Title
Archive for October 3rd, 2009
Canada’s Campobello Island — a long trek from North Pinellas County

The view we saw every morning at Lupine Lodge on Campobello Island, New Brunswick, Canada. That bit of blue water you see is a bit of the Atlantic that separates Campobello from Eastport, Maine.
I know, this doesn’t have much to do with real estate in Pinellas County, but it was a beautiful view that greeted us every morning on Campobello Island.
Campobello is part of New Brunswick and is just off the coast of northern coastal Maine. It is best known as the summer residence of Franklin Roosevelt.
We stayed there because we wanted the grandkids to get a little history lesson, but we also chose Campobello because we wanted to go to the annual Maine Blueberry Festival, which is in Machias, Maine in an area that offers very little in the way of hotel rooms. We thought staying in Campobello would be a good and fun alternative, and it was.

One of the two guest buildings at Lupine Lodge
We stayed in a place called the Lupine Lodge, which was very nice but a little on the primitive side. No air conditioning, no television, no phones in the rooms. The place was clean but I don’t think it had been updated since the pre-1920s, when the place was built.
There was a restaurant on site that was pretty good, but we decided to venture off and see what other food opportunities existed on the island. Not a great decision, as it turned out, because there was only one other restaurant on Campobello. We had some breakfast there, though, and we returned the next night for dinner and had some very good losbter stew and scallops. Emily had a good-looking lobster roll.
We spent part of an afternoon at Roosevelt’s summer “cottage” — I’ll do a separate post on that.
All in all it was a great visit. I lived the first 40 years of my life in Maine and never visited Campobello. The trip up there gave me a chance to go back to Jonesport, the coastal fishing and lobstering village where I spent summers as a kid.
The worst part of the Campobello visit may have been the border crossings — we had to go back and forth every day for three days, and crossing the U.S. – Canada border isn’t the simple picnic it used to be. The Border Patrol people are courteous but very businesslike, and passports are now a necessity.
I’ll do separate posts on our whale-watching trip and on the blueberry pie-eating contest back in Machias at the Blueberry Festival.
North Pinellas Historical Museum displays Palm Harbor’s past

Hartley home, which houses the North Pinellas Historical Museum
Alright, I know what you’re thinking: “Where the heck have you been?”
It’s a fair question. First, we took a vacation and took the grandchildren up to Campbello Island in New Brunswick, Canada (more on this later). Then we came back to a bunch of moving chores and other demands that couldn’t be put off. So here we are.
So, without further excuses, here’s a quick report on what we did today — a visit to the North Pinellas Historical Museum in Palm Harbor.
The museum is one of those places you can’t miss, being on the busy corner of Belcher and Curlew roads. But I’ve driven past it a million times and never stopped in before. Today I resolved to do something different.

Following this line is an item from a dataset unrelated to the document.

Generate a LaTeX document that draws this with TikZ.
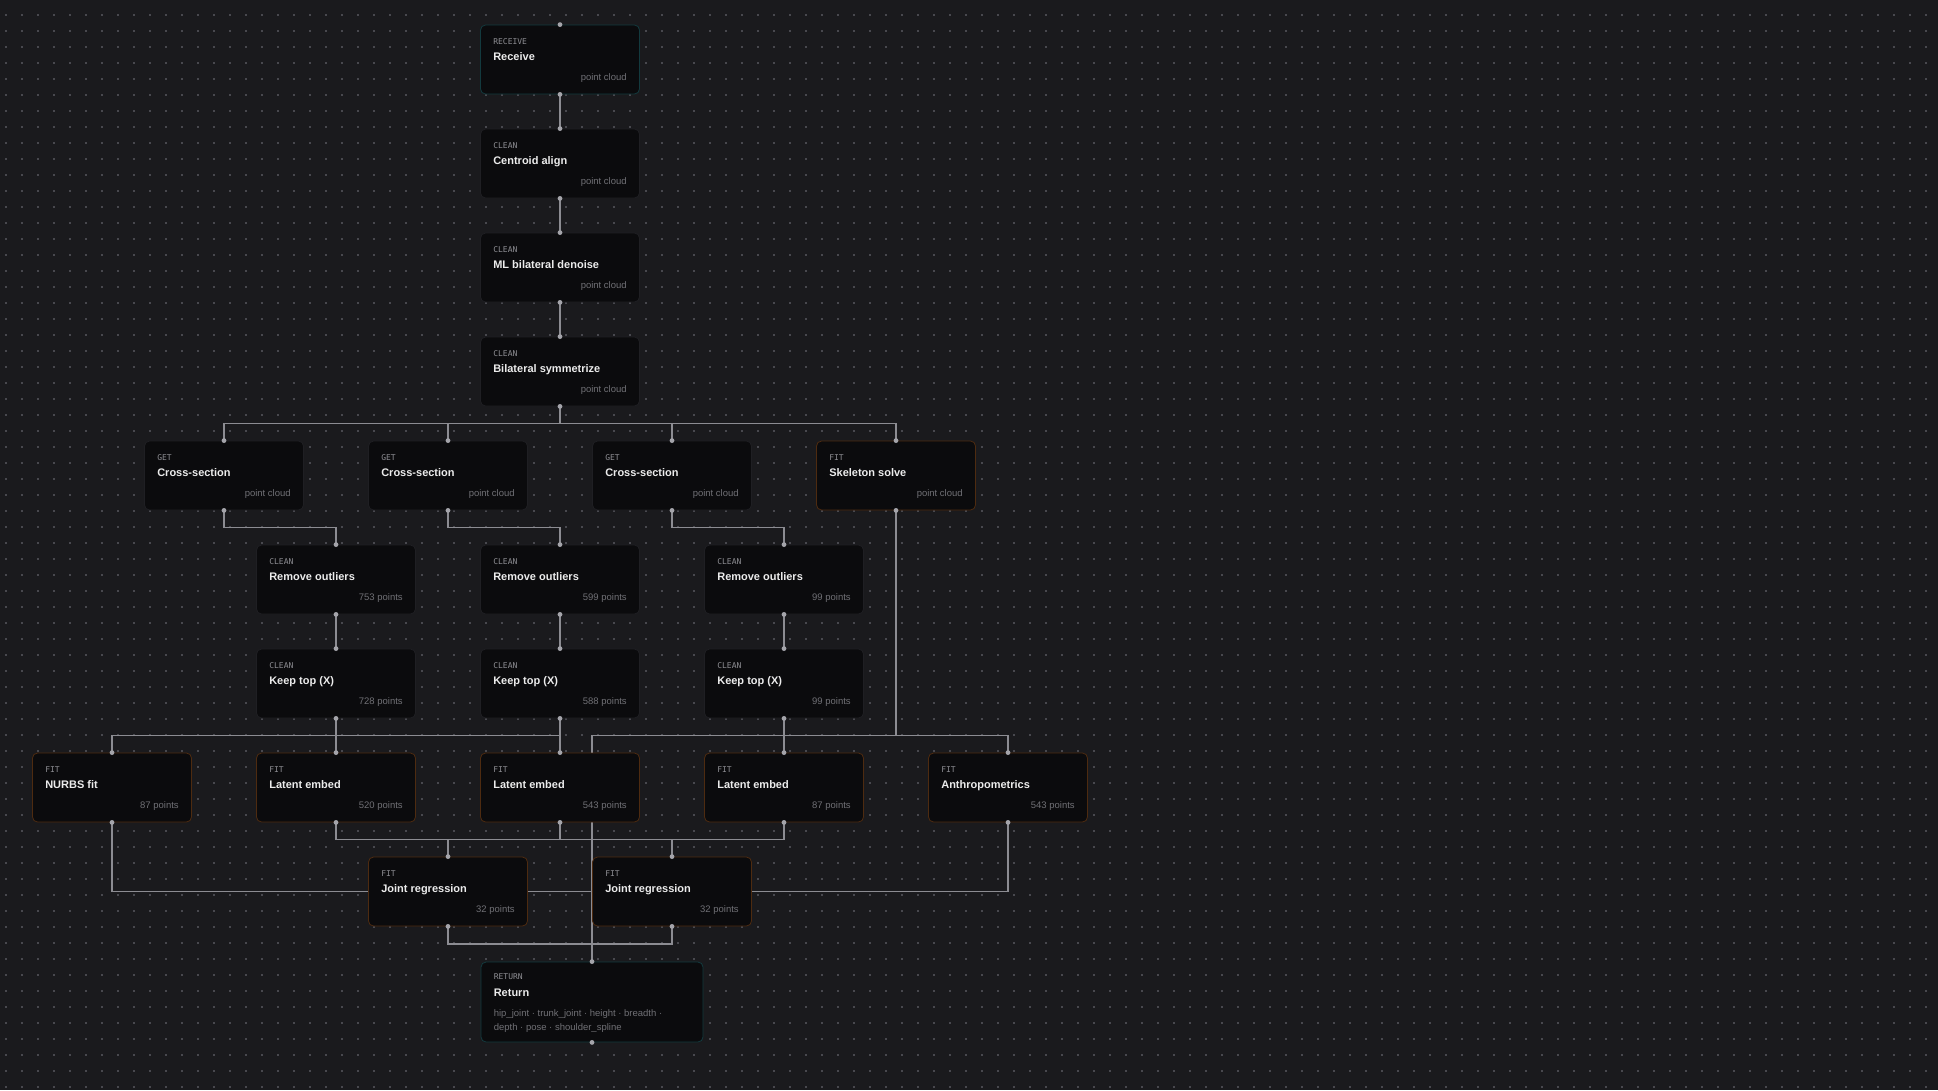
\documentclass[tikz,border=0pt]{standalone}
\usepackage{fontspec}
\setmainfont{Liberation Sans}
\setmonofont{DejaVu Sans Mono}
\usepackage{xcolor}
\usepackage{tikz}
\usetikzlibrary{calc, positioning}
\definecolor{kbg}{HTML}{1A1A1D}
\definecolor{kdot}{HTML}{48484E}
\definecolor{kbox}{HTML}{0B0B0D}
\definecolor{kedge}{HTML}{1F1F23}
\definecolor{kfit}{HTML}{4E2B10}
\definecolor{kteal}{HTML}{133A3E}
\definecolor{kwire}{HTML}{8C8C92}
\definecolor{kport}{HTML}{A4A4AA}
\definecolor{ktag}{HTML}{8E8E93}
\definecolor{ktitle}{HTML}{ECECEC}
\definecolor{knote}{HTML}{707075}
\pgfdeclarelayer{grid}
\pgfdeclarelayer{wires}
\pgfsetlayers{grid,wires,main}

\begin{document}
\begin{tikzpicture}[x=1pt, y=-1pt,
  stage/.style={fill=kbox, draw=kedge, line width=0.8pt, rounded corners=5pt,
    minimum width=159pt, minimum height=69pt, inner sep=0pt},
  fitstage/.style={stage, draw=kfit},
  iostage/.style={stage, draw=kteal},
  stagetag/.style={anchor=base west, inner sep=0pt, text=ktag, font=\ttfamily\fontsize{8}{9}\selectfont},
  stagename/.style={anchor=base west, inner sep=0pt, text=ktitle, font=\bfseries\fontsize{11}{13}\selectfont},
  stagenote/.style={anchor=base east, inner sep=0pt, text=knote, font=\fontsize{9.5}{12}\selectfont},
  wire/.style={draw=kwire, line width=1.4pt},
  port/.style={fill=kport}]
\useasboundingbox (0,0) rectangle (1938,1090);
\begin{pgfonlayer}{grid}
\fill[kbg] (0,0) rectangle (1938,1090);
\foreach \gy in {15,31,...,1090}
  \draw[kdot, line width=1.5pt, dash pattern=on 1.5pt off 14.5pt] (5.25,\gy) -- (1938,\gy);
\end{pgfonlayer}

% intake chain
\node[iostage] (rcv) at (560,59.5) {};
\node[stagetag] at ($(rcv.north west)+(13,19.5)$) {RECEIVE};
\node[stagename] at ($(rcv.north west)+(13,35.5)$) {Receive};
\node[stagenote] at ($(rcv.south east)+(-13,-13.5)$) {point cloud};
\node[stage] (cen) at (560,163.5) {};
\node[stagetag] at ($(cen.north west)+(13,19.5)$) {CLEAN};
\node[stagename] at ($(cen.north west)+(13,35.5)$) {Centroid align};
\node[stagenote] at ($(cen.south east)+(-13,-13.5)$) {point cloud};
\node[stage] (mld) at (560,267.5) {};
\node[stagetag] at ($(mld.north west)+(13,19.5)$) {CLEAN};
\node[stagename] at ($(mld.north west)+(13,35.5)$) {ML bilateral denoise};
\node[stagenote] at ($(mld.south east)+(-13,-13.5)$) {point cloud};
\node[stage] (sym) at (560,371.5) {};
\node[stagetag] at ($(sym.north west)+(13,19.5)$) {CLEAN};
\node[stagename] at ($(sym.north west)+(13,35.5)$) {Bilateral symmetrize};
\node[stagenote] at ($(sym.south east)+(-13,-13.5)$) {point cloud};

% sections and skeleton
\node[stage] (xs1) at (224,475.5) {};
\node[stagetag] at ($(xs1.north west)+(13,19.5)$) {GET};
\node[stagename] at ($(xs1.north west)+(13,35.5)$) {Cross-section};
\node[stagenote] at ($(xs1.south east)+(-13,-13.5)$) {point cloud};
\node[stage] (xs2) at (448,475.5) {};
\node[stagetag] at ($(xs2.north west)+(13,19.5)$) {GET};
\node[stagename] at ($(xs2.north west)+(13,35.5)$) {Cross-section};
\node[stagenote] at ($(xs2.south east)+(-13,-13.5)$) {point cloud};
\node[stage] (xs3) at (672,475.5) {};
\node[stagetag] at ($(xs3.north west)+(13,19.5)$) {GET};
\node[stagename] at ($(xs3.north west)+(13,35.5)$) {Cross-section};
\node[stagenote] at ($(xs3.south east)+(-13,-13.5)$) {point cloud};
\node[fitstage] (skel) at (896,475.5) {};
\node[stagetag] at ($(skel.north west)+(13,19.5)$) {FIT};
\node[stagename] at ($(skel.north west)+(13,35.5)$) {Skeleton solve};
\node[stagenote] at ($(skel.south east)+(-13,-13.5)$) {point cloud};

% outlier removal
\node[stage] (rmo1) at (336,579.5) {};
\node[stagetag] at ($(rmo1.north west)+(13,19.5)$) {CLEAN};
\node[stagename] at ($(rmo1.north west)+(13,35.5)$) {Remove outliers};
\node[stagenote] at ($(rmo1.south east)+(-13,-13.5)$) {753 points};
\node[stage] (rmo2) at (560,579.5) {};
\node[stagetag] at ($(rmo2.north west)+(13,19.5)$) {CLEAN};
\node[stagename] at ($(rmo2.north west)+(13,35.5)$) {Remove outliers};
\node[stagenote] at ($(rmo2.south east)+(-13,-13.5)$) {599 points};
\node[stage] (rmo3) at (784,579.5) {};
\node[stagetag] at ($(rmo3.north west)+(13,19.5)$) {CLEAN};
\node[stagename] at ($(rmo3.north west)+(13,35.5)$) {Remove outliers};
\node[stagenote] at ($(rmo3.south east)+(-13,-13.5)$) {99 points};

% keep top
\node[stage] (kt1) at (336,683.5) {};
\node[stagetag] at ($(kt1.north west)+(13,19.5)$) {CLEAN};
\node[stagename] at ($(kt1.north west)+(13,35.5)$) {Keep top (X)};
\node[stagenote] at ($(kt1.south east)+(-13,-13.5)$) {728 points};
\node[stage] (kt2) at (560,683.5) {};
\node[stagetag] at ($(kt2.north west)+(13,19.5)$) {CLEAN};
\node[stagename] at ($(kt2.north west)+(13,35.5)$) {Keep top (X)};
\node[stagenote] at ($(kt2.south east)+(-13,-13.5)$) {588 points};
\node[stage] (kt3) at (784,683.5) {};
\node[stagetag] at ($(kt3.north west)+(13,19.5)$) {CLEAN};
\node[stagename] at ($(kt3.north west)+(13,35.5)$) {Keep top (X)};
\node[stagenote] at ($(kt3.south east)+(-13,-13.5)$) {99 points};

% fits
\node[fitstage] (nurbs) at (112,787.5) {};
\node[stagetag] at ($(nurbs.north west)+(13,19.5)$) {FIT};
\node[stagename] at ($(nurbs.north west)+(13,35.5)$) {NURBS fit};
\node[stagenote] at ($(nurbs.south east)+(-13,-13.5)$) {87 points};
\node[fitstage] (lat1) at (336,787.5) {};
\node[stagetag] at ($(lat1.north west)+(13,19.5)$) {FIT};
\node[stagename] at ($(lat1.north west)+(13,35.5)$) {Latent embed};
\node[stagenote] at ($(lat1.south east)+(-13,-13.5)$) {520 points};
\node[fitstage] (lat2) at (560,787.5) {};
\node[stagetag] at ($(lat2.north west)+(13,19.5)$) {FIT};
\node[stagename] at ($(lat2.north west)+(13,35.5)$) {Latent embed};
\node[stagenote] at ($(lat2.south east)+(-13,-13.5)$) {543 points};
\node[fitstage] (lat3) at (784,787.5) {};
\node[stagetag] at ($(lat3.north west)+(13,19.5)$) {FIT};
\node[stagename] at ($(lat3.north west)+(13,35.5)$) {Latent embed};
\node[stagenote] at ($(lat3.south east)+(-13,-13.5)$) {87 points};
\node[fitstage] (anth) at (1008,787.5) {};
\node[stagetag] at ($(anth.north west)+(13,19.5)$) {FIT};
\node[stagename] at ($(anth.north west)+(13,35.5)$) {Anthropometrics};
\node[stagenote] at ($(anth.south east)+(-13,-13.5)$) {543 points};

% regressions
\node[fitstage] (jr1) at (448,891.5) {};
\node[stagetag] at ($(jr1.north west)+(13,19.5)$) {FIT};
\node[stagename] at ($(jr1.north west)+(13,35.5)$) {Joint regression};
\node[stagenote] at ($(jr1.south east)+(-13,-13.5)$) {32 points};
\node[fitstage] (jr2) at (672,891.5) {};
\node[stagetag] at ($(jr2.north west)+(13,19.5)$) {FIT};
\node[stagename] at ($(jr2.north west)+(13,35.5)$) {Joint regression};
\node[stagenote] at ($(jr2.south east)+(-13,-13.5)$) {32 points};

% output
\node[iostage, minimum width=222pt, minimum height=80pt] (ret) at (592,1002) {};
\node[stagetag] at ($(ret.north west)+(13,18)$) {RETURN};
\node[stagename] at ($(ret.north west)+(13,34.5)$) {Return};
\node[anchor=base west, inner sep=0pt, text=knote, align=left, font=\fontsize{9.5}{14}\selectfont]
  at ($(ret.north west)+(13,68.5)$) {hip\_joint · trunk\_joint · height · breadth ·\\depth · pose · shoulder\_spline};

% bus levels
\coordinate (busA) at (0,423.5);
\coordinate (busB) at (0,527.5);
\coordinate (busC) at (0,735.5);
\coordinate (busD) at (0,839.5);
\coordinate (busE) at (0,891.5);
\coordinate (busF) at (0,944);

\begin{pgfonlayer}{wires}
\draw[wire] (rcv.south) -- (cen.north);
\draw[wire] (cen.south) -- (mld.north);
\draw[wire] (mld.south) -- (sym.north);
\draw[wire] (sym.south) -- (sym.south|-busA) -| (xs1.north);
\draw[wire] (sym.south) -- (sym.south|-busA) -| (xs2.north);
\draw[wire] (sym.south) -- (sym.south|-busA) -| (xs3.north);
\draw[wire] (sym.south) -- (sym.south|-busA) -| (skel.north);
\draw[wire] (xs1.south) -- (xs1.south|-busB) -| (rmo1.north);
\draw[wire] (xs2.south) -- (xs2.south|-busB) -| (rmo2.north);
\draw[wire] (xs3.south) -- (xs3.south|-busB) -| (rmo3.north);
\draw[wire] (rmo1.south) -- (kt1.north);
\draw[wire] (rmo2.south) -- (kt2.north);
\draw[wire] (rmo3.south) -- (kt3.north);
\draw[wire] (kt1.south) -- (lat1.north);
\draw[wire] (kt2.south) -- (kt2.south|-busC) -| (nurbs.north);
\draw[wire] (kt2.south) -- (lat2.north);
\draw[wire] (kt3.south) -- (lat3.north);
\draw[wire] (skel.south) -- (skel.south|-busC) -| (anth.north);
\draw[wire] (skel.south) -- (skel.south|-busC) -| (ret.north);
\draw[wire] (lat1.south) -- (lat1.south|-busD) -| (jr1.north);
\draw[wire] (lat2.south) -- (lat2.south|-busD) -| (jr1.north);
\draw[wire] (lat2.south) -- (lat2.south|-busD) -| (jr2.north);
\draw[wire] (lat3.south) -- (lat3.south|-busD) -| (jr2.north);
\draw[wire] (nurbs.south) -- (nurbs.south|-busE) -| (ret.north);
\draw[wire] (anth.south) -- (anth.south|-busE) -| (ret.north);
\draw[wire] (jr1.south) -- (jr1.south|-busF) -| (ret.north);
\draw[wire] (jr2.south) -- (jr2.south|-busF) -| (ret.north);
\end{pgfonlayer}

% ports
\foreach \p in {rcv,cen,mld,sym,xs1,xs2,xs3,skel,rmo1,rmo2,rmo3,kt1,kt2,kt3,nurbs,lat1,lat2,lat3,anth,jr1,jr2,ret}
  \fill[port] (\p.north) circle (2.4pt) (\p.south) circle (2.4pt);
\end{tikzpicture}
\end{document}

Cracker house behind the North Pinellas Historical Museum
The excuse was a yard sale on the grounds of the museum. There were a number of displays of all kinds of used stuff and we did a tour of the grounds before we went inside. There were scores of people outside, either selling or buying stuff, but surprisingly there was no one inside the museum building excpet a couple of staffers. So we took our time moseying around inside.
The house itself was originally owned and built by the Hartley family, one of the early pioneer families of North Pinellas County. A very nice museum volunteer told us how the house sat on the dirt road that was the main thoroughfare between Tampa and the Gulf many years ago, and she explained how people traveling over to the coast from Tampa would stop, water their horses, and perhaps use the Hartley’s outhouse.
The house ’s exterior is made up of concrete blocks which had been cast on the site. The original block casts, she said, had been purchased from Sears & Roebuck. The house was built between 1915 and 1919.

The museum's parlor
Out back is a classic small Florida Cracker house, a simple living structure that was popular a hundred years ago. Our guide explained to us how the cracker housercame to be in the back yard: A few years ago, the house had to be moved from its original North Pinellas location. It was decided to move the house south to Largo, where the Pinellas County Heritage Village is located.
Once on the road, however, word came that the 21-acre Heritage Village facility had no room for the cracker house. So… hurried negotiations resulted in the house being diverted to the North Pinellas Historical Museum site.
There are many things to see at the museum and lots to learn about Palm Harbor’s early days. Drop by sometime — admission is free, although they won’t turn down a voluntary donation.